Saturday, September 11, 2010


BURN Trailer from Tremolo Productions on Vimeo.

While the controversy over ABC’s new drama Detroit 1-8-7 continues to garner national headlines, the filmmakers behind the documentary Burn, about the city’s beleaguered fire department, are asking for donations to fund their project. Last Tuesday’s spate of house fires put the Detroit Fire Department’s struggles front and center in many Detroiter’s minds. Whether that translates into grassroots funding for Burn remains to be seen, but people are talking about this latest chapter in Detroit’s peculiar relationship with fire.

The Detroit News reports at least one east side resident hopes his community will recover from Tuesday's fires.

"They need to tear all this down and rebuild it again," the 27-year-old [Lee] Andrew said while walking on Moenart Street on the city's east side. "It is so sad."

Meanwhile, some residents and activists continue to blame the fires on DTE Energy’s inattention to downed power lines and illegal hook-ups. Deputy Mayor Saul Green is uncomfortable with assigning blame:

Green said "it doesn't make sense at this point to start pointing fingers and trying to assess blame."

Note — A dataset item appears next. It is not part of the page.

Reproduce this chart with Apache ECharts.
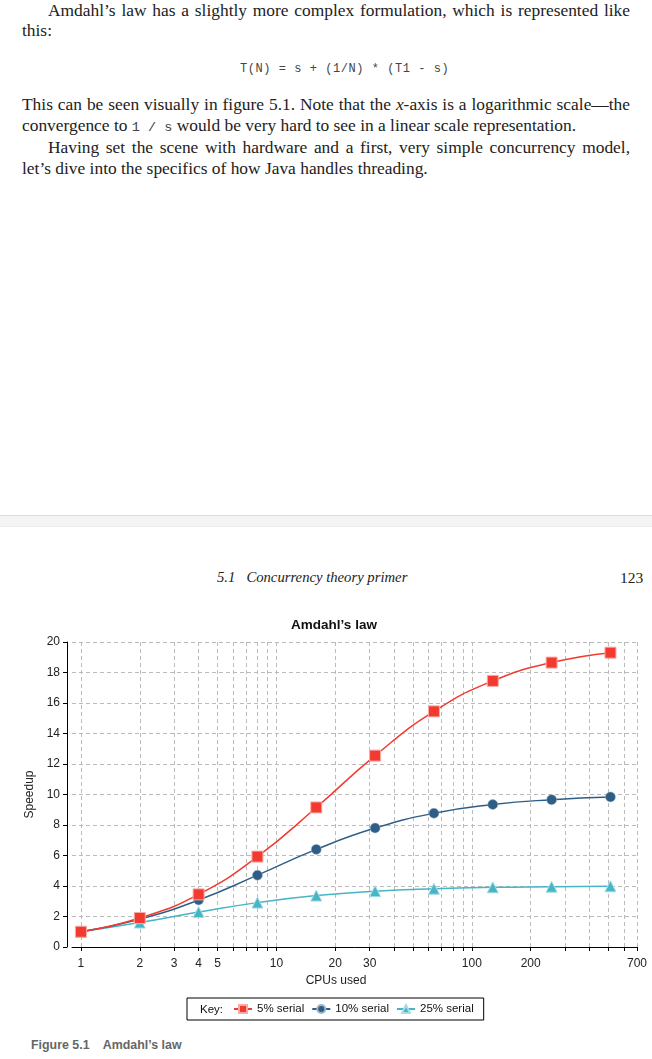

Firefighters argue that budget cuts negatively impacted their ability to effectively respond Tuesday as fires spread. City officials appear to agree. The Bing Administration is seeking an $11,000,000 federal grant to bolster the fire department. Daniel McNamara, president of the Detroit Firefighters Association, tells the Detroit Free Press’ Rochelle Riley that he’s warned the city about just this kind of disaster.

"The government's job is to serve taxpayers and that's not happening," he said. "We've been telling administration after administration that this was going to happen. Not to be a naysayer, but we had to call in help from six cities. This was not a natural disaster. It was the first time we were not able to handle it."

And Riley backs up McNamara’s concerns with some telling statistics.

It is not naysaying or picking on Detroit to realize that 988 firefighters and 66 companies are too few for a city that still covers 140 square miles and has 800,000 people living in and around 2-million-people worth of buildings.

Those numbers seem to support calls to shrink, or at least re-align, Detroit’s physical footprint. However, Jack Lessenberry says the city should grow, rather than shrink, to deal Detroit’s struggle to deliver basic city services:

Elastic cities are those which can add territory, like Los Angeles. Detroit hasn’t been able to. It is surrounded by other incorporated cities. So here’s what we should do.

The legislature should order the merger of Detroit and Wayne County. This has worked in places like Miami, Indianapolis and Nashville. True, it would cost suburbanites money, in the short term. It would cost Detroiters some political power. But Michigan would soon have a stronger, healthier and more vibrant major city.